As for bugs, choosing a path that is both visible and well worn will reduce the cost to fix and the chance of issues. The game changer in layers is open source and community contributions to build not just a single isolated layer, but a network of tools, documentation, examples, tests, and integrations for that layer. When adding a closed-source vendor to a stack, you need to trust the vendor completely to provide all of those things. Some vendors earned this trust while others became notorious for abandoning their platform or selling half-baked promises. This is no different than picking a community for support in the long term. In the short term the fear is that without paying an external vendor for immediate support, the number of things that can go wrong in any of these layers increases with the number of layers. The reasoning is obvious, more code more bugs! The reality is that your own abandoned code is more likely to have problems as it generally wasn’t a fit for purpose as a packaged library. If you go and stay on this path of building small customization on top of popular components, your odds of running into a problem in any component are slim. It’s when you think that you can fork and customize without cost and support that things can fall off a cliff of maintaining other people’s code. People who are used to stacks without good package support freak out when they see the sea of packages required to the most trivial tasks in a modern environment. The reason for this fear is because they’ve had serious problems maintaining their own packaging systems and can hardly imagine how this tower survives at all. And yet it does, with far more stability than I’ve seen most enterprise build and dependent systems provide. Most bugs aren’t technical in nature, it’s not that it doesn’t do what was expected, it’s a misunderstood requirement. An external layer might not do what you expect in some circumstance, but how different is that than not knowing what it should do in case you didn’t test against? Instead of writing the code and the tests, with an external layer you really just need to test it against your requirements.
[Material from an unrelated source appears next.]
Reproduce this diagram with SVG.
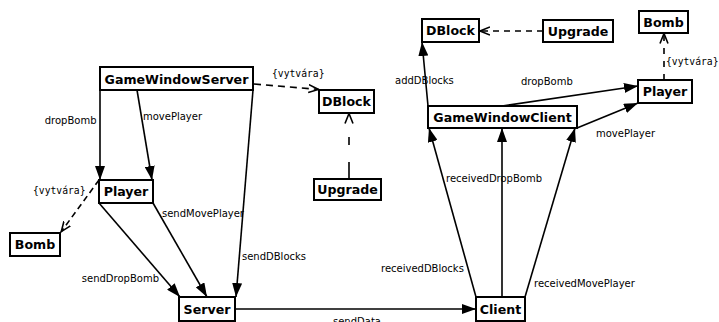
<svg xmlns="http://www.w3.org/2000/svg" width="719" height="322" viewBox="0 0 719 322">
<style>
.box{fill:#fff;stroke:#000;stroke-width:2}
.nt{font-family:"DejaVu Sans","Liberation Sans",sans-serif;font-weight:bold;font-size:12.6px;text-anchor:middle;fill:#000}
.lb{font-family:"DejaVu Sans","Liberation Sans",sans-serif;font-size:10px;fill:#000}
.mono{font-family:"DejaVu Sans Mono","Liberation Mono",monospace;font-size:9.7px;fill:#000}
.e{fill:none;stroke:#000;stroke-width:1.6}
.assoc{marker-end:url(#fa)}
.dep{stroke-dasharray:7,5;marker-end:url(#oa)}
</style>
<defs>
<marker id="fa" viewBox="0 0 14 10" refX="14" refY="5" markerWidth="14" markerHeight="10" markerUnits="userSpaceOnUse" orient="auto"><path d="M0,0 L14,5 L0,10 z" fill="#000"/></marker>
<marker id="oa" viewBox="0 0 11 10" refX="10.5" refY="5" markerWidth="11" markerHeight="10" markerUnits="userSpaceOnUse" orient="auto"><path d="M0,1 L10,5 L0,9" fill="none" stroke="#000" stroke-width="1.6"/></marker>
</defs>
<rect width="719" height="322" fill="#fff"/>
<g id="connectors">
<path class="e dep" d="M254,84 L319,89.5"/>
<path class="e" d="M349,179 L349,113" style="stroke-dasharray:17,17,8,30;marker-end:url(#oa)"/>
<path class="e assoc" d="M100,90 L100,180"/>
<path class="e assoc" d="M137,90 L152,180"/>
<path class="e assoc" d="M253,90 L236,297"/>
<path class="e dep" d="M99,180 L61,232" style="stroke-dasharray:6,4"/>
<path class="e assoc" d="M99,203 L180,297"/>
<path class="e assoc" d="M153,203 L207,297"/>
<path class="e assoc" d="M235,309 L476,309"/>
<path class="e dep" d="M543,31 L479.5,31" style="stroke-dasharray:6,5"/>
<path class="e assoc" d="M428,106 L422,42"/>
<path class="e assoc" d="M502,106 L638,86"/>
<path class="e assoc" d="M577,128 L638,103"/>
<path class="e dep" d="M664,80 L664,33" style="stroke-dasharray:6,7"/>
<path class="e assoc" d="M476,297 L429,128"/>
<path class="e assoc" d="M502,297 L502,128"/>
<path class="e assoc" d="M525,297 L575,128"/>
<text class="mono" x="272" y="77">{vytvára}</text>
<text class="lb" x="96.5" y="124" text-anchor="end">dropBomb</text>
<text class="lb" x="143" y="120">movePlayer</text>
<text class="mono" x="33" y="194">{vytvára}</text>
<text class="lb" x="162" y="217">sendMovePlayer</text>
<text class="lb" x="242" y="260">sendDBlocks</text>
<text class="lb" x="159" y="282" text-anchor="end">sendDropBomb</text>
<text class="lb" x="333" y="325">sendData</text>
<text class="lb" x="395" y="84">addDBlocks</text>
<text class="lb" x="521" y="85">dropBomb</text>
<text class="mono" x="666" y="65">{vytvára}</text>
<text class="lb" x="596" y="137">movePlayer</text>
<text class="lb" x="446" y="182">receivedDropBomb</text>
<text class="lb" x="381" y="272">receivedDBlocks</text>
<text class="lb" x="534" y="287">receivedMovePlayer</text>
</g>
<g id="gameWindowServer"><rect class="box" x="100" y="67" width="153" height="23"/><text class="nt" x="176.5" y="83.5">GameWindowServer</text></g>
<g id="dblockL"><rect class="box" x="319" y="90" width="55" height="23"/><text class="nt" x="346.5" y="106">DBlock</text></g>
<g id="upgradeL"><rect class="box" x="314" y="179" width="67" height="21"/><text class="nt" x="347.5" y="194">Upgrade</text></g>
<g id="playerL"><rect class="box" x="99" y="180" width="54" height="23"/><text class="nt" x="126" y="196">Player</text></g>
<g id="bombL"><rect class="box" x="10" y="233" width="50" height="23"/><text class="nt" x="35" y="249">Bomb</text></g>
<g id="server"><rect class="box" x="179" y="297" width="56" height="24"/><text class="nt" x="207" y="313.5">Server</text></g>
<g id="client"><rect class="box" x="476" y="297" width="49" height="24"/><text class="nt" x="500.5" y="313.5">Client</text></g>
<g id="gameWindowClient"><rect class="box" x="428" y="106" width="149" height="22"/><text class="nt" x="502.5" y="121.5">GameWindowClient</text></g>
<g id="dblockR"><rect class="box" x="422" y="19" width="57" height="23"/><text class="nt" x="450.5" y="35">DBlock</text></g>
<g id="upgradeR"><rect class="box" x="543" y="20" width="70" height="22"/><text class="nt" x="578" y="35.5">Upgrade</text></g>
<g id="bombR"><rect class="box" x="639" y="11" width="49" height="22"/><text class="nt" x="663.5" y="26.5">Bomb</text></g>
<g id="playerR"><rect class="box" x="638" y="80" width="54" height="23"/><text class="nt" x="665" y="96">Player</text></g>
</svg>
I love platform-level customization. It’s rewarding in a creative way where banging your head against someone else’s layer isn’t. The problem is that it’s only rewarding in the short term. Once you start on the lonely road of customization and eschewing modern stacks for legacy reasons it becomes harder and harder to dig out of it. Any modernization project then isn’t an upgrade, it’s a total revolution. You’ve had to build your own platform that integrates with nothing out in the modern tech world, so there’s no way out and everything looks worse than just sticking with making minor improvements by yourself.